JOB —
Write out the opening lines of the data word for word, up to and including the line with "var waveLabelExp = ['0', '-3', '-6', '-7', '-8', '-11'];", and leave every picture and every later line out.

Begin SUPPLIED INFORMATION

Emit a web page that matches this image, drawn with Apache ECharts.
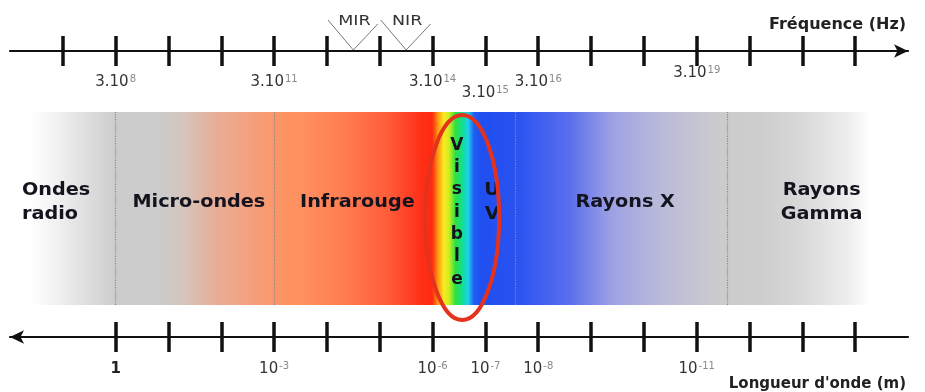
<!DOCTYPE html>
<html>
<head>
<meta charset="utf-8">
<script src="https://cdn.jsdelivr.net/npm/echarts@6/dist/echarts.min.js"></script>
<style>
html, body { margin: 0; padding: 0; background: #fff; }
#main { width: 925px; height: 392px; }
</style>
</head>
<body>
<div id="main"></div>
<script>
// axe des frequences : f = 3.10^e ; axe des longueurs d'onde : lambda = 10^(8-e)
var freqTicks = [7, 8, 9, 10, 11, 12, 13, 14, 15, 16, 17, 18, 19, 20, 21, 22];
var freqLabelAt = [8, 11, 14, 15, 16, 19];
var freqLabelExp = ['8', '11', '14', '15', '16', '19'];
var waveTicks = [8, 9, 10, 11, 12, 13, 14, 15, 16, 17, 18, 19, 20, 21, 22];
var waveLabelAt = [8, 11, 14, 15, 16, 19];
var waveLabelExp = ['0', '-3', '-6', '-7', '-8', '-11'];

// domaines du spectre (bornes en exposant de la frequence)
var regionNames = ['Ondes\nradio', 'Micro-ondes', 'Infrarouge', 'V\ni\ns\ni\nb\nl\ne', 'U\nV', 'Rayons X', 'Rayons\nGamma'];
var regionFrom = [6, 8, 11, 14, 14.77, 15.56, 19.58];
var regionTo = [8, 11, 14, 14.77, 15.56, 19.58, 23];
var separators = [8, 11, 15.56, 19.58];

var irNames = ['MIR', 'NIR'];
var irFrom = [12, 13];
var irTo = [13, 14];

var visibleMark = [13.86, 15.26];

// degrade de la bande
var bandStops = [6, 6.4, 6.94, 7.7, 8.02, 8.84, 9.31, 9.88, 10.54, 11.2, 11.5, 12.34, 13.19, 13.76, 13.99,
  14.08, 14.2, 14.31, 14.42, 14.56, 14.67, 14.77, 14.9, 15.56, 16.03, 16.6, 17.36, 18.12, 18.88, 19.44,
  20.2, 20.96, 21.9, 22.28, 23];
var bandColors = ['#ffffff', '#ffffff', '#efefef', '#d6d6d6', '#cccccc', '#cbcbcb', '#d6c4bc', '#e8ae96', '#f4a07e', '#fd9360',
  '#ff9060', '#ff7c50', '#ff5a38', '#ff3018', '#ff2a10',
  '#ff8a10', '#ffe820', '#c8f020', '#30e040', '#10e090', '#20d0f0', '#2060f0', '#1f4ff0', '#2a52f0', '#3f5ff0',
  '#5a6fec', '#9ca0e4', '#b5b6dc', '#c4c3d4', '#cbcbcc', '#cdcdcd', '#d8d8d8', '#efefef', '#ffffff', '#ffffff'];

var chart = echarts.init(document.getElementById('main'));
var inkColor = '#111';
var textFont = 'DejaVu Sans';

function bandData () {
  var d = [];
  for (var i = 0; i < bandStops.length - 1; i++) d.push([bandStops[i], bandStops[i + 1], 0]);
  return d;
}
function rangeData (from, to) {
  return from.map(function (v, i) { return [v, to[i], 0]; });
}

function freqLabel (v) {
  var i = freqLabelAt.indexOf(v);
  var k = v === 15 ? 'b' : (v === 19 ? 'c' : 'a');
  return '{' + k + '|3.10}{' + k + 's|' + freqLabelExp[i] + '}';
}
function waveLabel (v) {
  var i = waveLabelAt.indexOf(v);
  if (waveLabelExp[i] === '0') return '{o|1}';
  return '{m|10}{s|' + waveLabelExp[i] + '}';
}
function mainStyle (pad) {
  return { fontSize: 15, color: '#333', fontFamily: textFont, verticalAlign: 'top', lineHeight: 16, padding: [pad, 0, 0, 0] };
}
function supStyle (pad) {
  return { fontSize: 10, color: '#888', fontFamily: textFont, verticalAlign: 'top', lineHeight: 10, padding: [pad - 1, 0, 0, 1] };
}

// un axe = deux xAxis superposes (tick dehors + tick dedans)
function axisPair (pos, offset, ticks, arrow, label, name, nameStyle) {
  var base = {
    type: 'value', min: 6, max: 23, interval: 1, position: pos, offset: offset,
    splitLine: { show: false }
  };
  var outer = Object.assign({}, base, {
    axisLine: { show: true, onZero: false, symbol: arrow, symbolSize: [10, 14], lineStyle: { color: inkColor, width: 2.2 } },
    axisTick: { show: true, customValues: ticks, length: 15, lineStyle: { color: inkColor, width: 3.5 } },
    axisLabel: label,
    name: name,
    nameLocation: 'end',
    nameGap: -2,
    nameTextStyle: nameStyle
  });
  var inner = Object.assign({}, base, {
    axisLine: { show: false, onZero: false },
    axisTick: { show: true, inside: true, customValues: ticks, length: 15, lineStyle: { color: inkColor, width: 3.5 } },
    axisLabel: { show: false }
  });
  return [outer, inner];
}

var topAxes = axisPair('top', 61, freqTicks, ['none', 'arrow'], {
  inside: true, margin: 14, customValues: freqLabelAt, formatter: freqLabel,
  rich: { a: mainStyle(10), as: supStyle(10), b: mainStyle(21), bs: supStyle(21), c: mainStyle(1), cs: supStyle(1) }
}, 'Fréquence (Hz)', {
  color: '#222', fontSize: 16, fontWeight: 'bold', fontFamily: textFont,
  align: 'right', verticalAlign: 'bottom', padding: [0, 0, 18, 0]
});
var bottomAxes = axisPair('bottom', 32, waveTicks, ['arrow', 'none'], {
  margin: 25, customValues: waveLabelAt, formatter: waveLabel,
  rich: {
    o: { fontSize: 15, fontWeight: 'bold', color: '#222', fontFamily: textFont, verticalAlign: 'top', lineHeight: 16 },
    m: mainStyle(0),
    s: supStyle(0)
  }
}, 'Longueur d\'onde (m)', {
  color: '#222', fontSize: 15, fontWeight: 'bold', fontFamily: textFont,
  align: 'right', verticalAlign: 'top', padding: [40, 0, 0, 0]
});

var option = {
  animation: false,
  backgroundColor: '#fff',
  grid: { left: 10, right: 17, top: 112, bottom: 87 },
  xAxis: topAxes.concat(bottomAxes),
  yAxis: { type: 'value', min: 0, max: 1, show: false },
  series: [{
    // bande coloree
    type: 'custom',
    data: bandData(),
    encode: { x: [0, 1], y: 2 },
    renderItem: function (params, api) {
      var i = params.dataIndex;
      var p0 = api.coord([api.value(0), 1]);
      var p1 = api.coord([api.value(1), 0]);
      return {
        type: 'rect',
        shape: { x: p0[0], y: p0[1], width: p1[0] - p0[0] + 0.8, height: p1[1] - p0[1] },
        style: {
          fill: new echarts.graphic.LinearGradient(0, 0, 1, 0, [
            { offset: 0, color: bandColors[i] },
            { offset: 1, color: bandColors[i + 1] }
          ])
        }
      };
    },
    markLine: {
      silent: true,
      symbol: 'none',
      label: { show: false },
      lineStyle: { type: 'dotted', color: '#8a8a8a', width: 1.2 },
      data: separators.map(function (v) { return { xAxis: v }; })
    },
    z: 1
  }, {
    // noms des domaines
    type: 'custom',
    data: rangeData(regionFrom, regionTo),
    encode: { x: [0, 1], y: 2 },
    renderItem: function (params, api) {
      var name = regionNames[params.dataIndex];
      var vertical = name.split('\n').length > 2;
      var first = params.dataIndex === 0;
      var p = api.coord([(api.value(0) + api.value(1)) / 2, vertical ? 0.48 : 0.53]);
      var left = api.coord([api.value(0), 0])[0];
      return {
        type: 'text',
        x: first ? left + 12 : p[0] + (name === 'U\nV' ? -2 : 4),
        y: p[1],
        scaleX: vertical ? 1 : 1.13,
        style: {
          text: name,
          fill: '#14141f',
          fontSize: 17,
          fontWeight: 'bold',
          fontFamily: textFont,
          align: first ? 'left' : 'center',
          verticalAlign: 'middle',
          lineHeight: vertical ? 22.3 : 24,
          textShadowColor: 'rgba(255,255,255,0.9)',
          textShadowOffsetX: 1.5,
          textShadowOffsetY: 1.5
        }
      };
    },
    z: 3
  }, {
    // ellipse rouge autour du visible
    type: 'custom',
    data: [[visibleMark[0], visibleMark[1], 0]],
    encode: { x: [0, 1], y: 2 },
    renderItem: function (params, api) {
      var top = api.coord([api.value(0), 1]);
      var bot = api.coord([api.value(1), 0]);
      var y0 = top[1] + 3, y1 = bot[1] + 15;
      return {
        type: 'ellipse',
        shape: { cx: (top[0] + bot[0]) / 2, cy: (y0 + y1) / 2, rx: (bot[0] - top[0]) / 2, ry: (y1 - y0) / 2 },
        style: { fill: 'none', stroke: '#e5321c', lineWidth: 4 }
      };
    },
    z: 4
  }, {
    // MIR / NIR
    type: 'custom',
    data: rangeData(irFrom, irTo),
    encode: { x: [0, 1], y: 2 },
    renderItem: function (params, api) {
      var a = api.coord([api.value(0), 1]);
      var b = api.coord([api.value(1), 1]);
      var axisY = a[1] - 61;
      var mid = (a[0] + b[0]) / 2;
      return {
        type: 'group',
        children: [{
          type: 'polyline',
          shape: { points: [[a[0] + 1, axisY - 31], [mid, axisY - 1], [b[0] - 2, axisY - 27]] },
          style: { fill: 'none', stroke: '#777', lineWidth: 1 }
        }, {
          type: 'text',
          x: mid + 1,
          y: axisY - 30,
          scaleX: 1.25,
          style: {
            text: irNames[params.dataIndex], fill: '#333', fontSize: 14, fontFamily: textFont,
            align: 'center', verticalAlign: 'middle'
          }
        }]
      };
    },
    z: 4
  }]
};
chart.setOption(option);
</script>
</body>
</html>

End SUPPLIED INFORMATION

THE COMPLETED TASK —
Emit a web page that matches this image, drawn with Apache ECharts.
<!DOCTYPE html>
<html>
<head>
<meta charset="utf-8">
<script src="https://cdn.jsdelivr.net/npm/echarts@6/dist/echarts.min.js"></script>
<style>
html, body { margin: 0; padding: 0; background: #fff; }
#main { width: 925px; height: 392px; }
</style>
</head>
<body>
<div id="main"></div>
<script>
// axe des frequences : f = 3.10^e ; axe des longueurs d'onde : lambda = 10^(8-e)
var freqTicks = [7, 8, 9, 10, 11, 12, 13, 14, 15, 16, 17, 18, 19, 20, 21, 22];
var freqLabelAt = [8, 11, 14, 15, 16, 19];
var freqLabelExp = ['8', '11', '14', '15', '16', '19'];
var waveTicks = [8, 9, 10, 11, 12, 13, 14, 15, 16, 17, 18, 19, 20, 21, 22];
var waveLabelAt = [8, 11, 14, 15, 16, 19];
var waveLabelExp = ['0', '-3', '-6', '-7', '-8', '-11'];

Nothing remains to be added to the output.